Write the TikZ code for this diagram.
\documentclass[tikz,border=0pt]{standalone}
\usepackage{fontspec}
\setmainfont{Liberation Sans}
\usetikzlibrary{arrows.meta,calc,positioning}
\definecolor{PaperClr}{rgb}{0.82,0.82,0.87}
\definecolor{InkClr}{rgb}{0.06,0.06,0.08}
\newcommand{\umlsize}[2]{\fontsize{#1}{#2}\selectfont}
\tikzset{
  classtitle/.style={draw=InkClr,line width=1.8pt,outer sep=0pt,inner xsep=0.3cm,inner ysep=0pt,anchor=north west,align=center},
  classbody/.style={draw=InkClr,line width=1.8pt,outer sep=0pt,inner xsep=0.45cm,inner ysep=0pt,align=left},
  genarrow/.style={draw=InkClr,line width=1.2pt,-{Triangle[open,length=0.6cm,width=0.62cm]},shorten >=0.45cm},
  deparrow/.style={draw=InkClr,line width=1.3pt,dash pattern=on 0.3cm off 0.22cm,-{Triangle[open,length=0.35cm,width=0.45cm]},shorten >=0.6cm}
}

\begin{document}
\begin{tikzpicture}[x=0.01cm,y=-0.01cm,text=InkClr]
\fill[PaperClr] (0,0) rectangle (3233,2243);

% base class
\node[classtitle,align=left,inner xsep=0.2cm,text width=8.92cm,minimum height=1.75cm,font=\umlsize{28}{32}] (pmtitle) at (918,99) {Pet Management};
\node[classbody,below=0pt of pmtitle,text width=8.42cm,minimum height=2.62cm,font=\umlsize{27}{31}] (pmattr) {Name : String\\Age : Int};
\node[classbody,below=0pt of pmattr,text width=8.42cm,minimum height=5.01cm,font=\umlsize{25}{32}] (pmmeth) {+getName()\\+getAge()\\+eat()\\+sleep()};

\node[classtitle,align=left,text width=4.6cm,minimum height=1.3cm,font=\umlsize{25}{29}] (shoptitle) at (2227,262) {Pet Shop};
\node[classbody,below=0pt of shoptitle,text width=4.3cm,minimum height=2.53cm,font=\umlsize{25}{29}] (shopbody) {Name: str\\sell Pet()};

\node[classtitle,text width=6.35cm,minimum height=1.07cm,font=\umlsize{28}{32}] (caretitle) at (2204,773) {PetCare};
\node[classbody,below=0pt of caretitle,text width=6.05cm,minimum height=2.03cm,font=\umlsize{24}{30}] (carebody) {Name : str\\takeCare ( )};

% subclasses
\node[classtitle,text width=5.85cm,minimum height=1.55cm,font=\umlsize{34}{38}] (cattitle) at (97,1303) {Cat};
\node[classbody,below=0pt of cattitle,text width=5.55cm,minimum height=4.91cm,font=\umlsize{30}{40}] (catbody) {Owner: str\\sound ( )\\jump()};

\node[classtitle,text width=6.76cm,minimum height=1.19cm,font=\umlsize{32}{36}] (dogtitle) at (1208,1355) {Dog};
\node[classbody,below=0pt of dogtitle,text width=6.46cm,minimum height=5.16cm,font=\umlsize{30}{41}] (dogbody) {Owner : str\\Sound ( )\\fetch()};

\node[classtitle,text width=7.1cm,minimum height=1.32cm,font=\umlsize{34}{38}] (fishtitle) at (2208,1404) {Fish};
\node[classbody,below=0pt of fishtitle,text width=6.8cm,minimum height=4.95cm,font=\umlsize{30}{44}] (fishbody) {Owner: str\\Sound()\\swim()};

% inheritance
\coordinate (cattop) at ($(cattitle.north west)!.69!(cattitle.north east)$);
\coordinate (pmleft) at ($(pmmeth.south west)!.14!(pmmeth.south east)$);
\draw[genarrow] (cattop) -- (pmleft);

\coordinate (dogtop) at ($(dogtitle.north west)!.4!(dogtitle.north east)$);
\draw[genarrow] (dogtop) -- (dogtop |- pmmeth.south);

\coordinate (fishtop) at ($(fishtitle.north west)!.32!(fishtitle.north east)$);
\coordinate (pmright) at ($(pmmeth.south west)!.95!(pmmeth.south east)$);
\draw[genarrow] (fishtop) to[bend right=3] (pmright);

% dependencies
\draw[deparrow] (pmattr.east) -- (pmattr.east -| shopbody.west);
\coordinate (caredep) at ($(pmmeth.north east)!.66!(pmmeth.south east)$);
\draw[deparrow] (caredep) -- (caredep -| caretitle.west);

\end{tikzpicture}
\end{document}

------------------------------

> **WRITTEN INSTRUCTION**
Output the listing above without altering a single character.

> **RESULT**
Write the TikZ code for this diagram.
\documentclass[tikz,border=0pt]{standalone}
\usepackage{fontspec}
\setmainfont{Liberation Sans}
\usetikzlibrary{arrows.meta,calc,positioning}
\definecolor{PaperClr}{rgb}{0.82,0.82,0.87}
\definecolor{InkClr}{rgb}{0.06,0.06,0.08}
\newcommand{\umlsize}[2]{\fontsize{#1}{#2}\selectfont}
\tikzset{
  classtitle/.style={draw=InkClr,line width=1.8pt,outer sep=0pt,inner xsep=0.3cm,inner ysep=0pt,anchor=north west,align=center},
  classbody/.style={draw=InkClr,line width=1.8pt,outer sep=0pt,inner xsep=0.45cm,inner ysep=0pt,align=left},
  genarrow/.style={draw=InkClr,line width=1.2pt,-{Triangle[open,length=0.6cm,width=0.62cm]},shorten >=0.45cm},
  deparrow/.style={draw=InkClr,line width=1.3pt,dash pattern=on 0.3cm off 0.22cm,-{Triangle[open,length=0.35cm,width=0.45cm]},shorten >=0.6cm}
}

\begin{document}
\begin{tikzpicture}[x=0.01cm,y=-0.01cm,text=InkClr]
\fill[PaperClr] (0,0) rectangle (3233,2243);

% base class
\node[classtitle,align=left,inner xsep=0.2cm,text width=8.92cm,minimum height=1.75cm,font=\umlsize{28}{32}] (pmtitle) at (918,99) {Pet Management};
\node[classbody,below=0pt of pmtitle,text width=8.42cm,minimum height=2.62cm,font=\umlsize{27}{31}] (pmattr) {Name : String\\Age : Int};
\node[classbody,below=0pt of pmattr,text width=8.42cm,minimum height=5.01cm,font=\umlsize{25}{32}] (pmmeth) {+getName()\\+getAge()\\+eat()\\+sleep()};

\node[classtitle,align=left,text width=4.6cm,minimum height=1.3cm,font=\umlsize{25}{29}] (shoptitle) at (2227,262) {Pet Shop};
\node[classbody,below=0pt of shoptitle,text width=4.3cm,minimum height=2.53cm,font=\umlsize{25}{29}] (shopbody) {Name: str\\sell Pet()};

\node[classtitle,text width=6.35cm,minimum height=1.07cm,font=\umlsize{28}{32}] (caretitle) at (2204,773) {PetCare};
\node[classbody,below=0pt of caretitle,text width=6.05cm,minimum height=2.03cm,font=\umlsize{24}{30}] (carebody) {Name : str\\takeCare ( )};

% subclasses
\node[classtitle,text width=5.85cm,minimum height=1.55cm,font=\umlsize{34}{38}] (cattitle) at (97,1303) {Cat};
\node[classbody,below=0pt of cattitle,text width=5.55cm,minimum height=4.91cm,font=\umlsize{30}{40}] (catbody) {Owner: str\\sound ( )\\jump()};

\node[classtitle,text width=6.76cm,minimum height=1.19cm,font=\umlsize{32}{36}] (dogtitle) at (1208,1355) {Dog};
\node[classbody,below=0pt of dogtitle,text width=6.46cm,minimum height=5.16cm,font=\umlsize{30}{41}] (dogbody) {Owner : str\\Sound ( )\\fetch()};

\node[classtitle,text width=7.1cm,minimum height=1.32cm,font=\umlsize{34}{38}] (fishtitle) at (2208,1404) {Fish};
\node[classbody,below=0pt of fishtitle,text width=6.8cm,minimum height=4.95cm,font=\umlsize{30}{44}] (fishbody) {Owner: str\\Sound()\\swim()};

% inheritance
\coordinate (cattop) at ($(cattitle.north west)!.69!(cattitle.north east)$);
\coordinate (pmleft) at ($(pmmeth.south west)!.14!(pmmeth.south east)$);
\draw[genarrow] (cattop) -- (pmleft);

\coordinate (dogtop) at ($(dogtitle.north west)!.4!(dogtitle.north east)$);
\draw[genarrow] (dogtop) -- (dogtop |- pmmeth.south);

\coordinate (fishtop) at ($(fishtitle.north west)!.32!(fishtitle.north east)$);
\coordinate (pmright) at ($(pmmeth.south west)!.95!(pmmeth.south east)$);
\draw[genarrow] (fishtop) to[bend right=3] (pmright);

% dependencies
\draw[deparrow] (pmattr.east) -- (pmattr.east -| shopbody.west);
\coordinate (caredep) at ($(pmmeth.north east)!.66!(pmmeth.south east)$);
\draw[deparrow] (caredep) -- (caredep -| caretitle.west);

\end{tikzpicture}
\end{document}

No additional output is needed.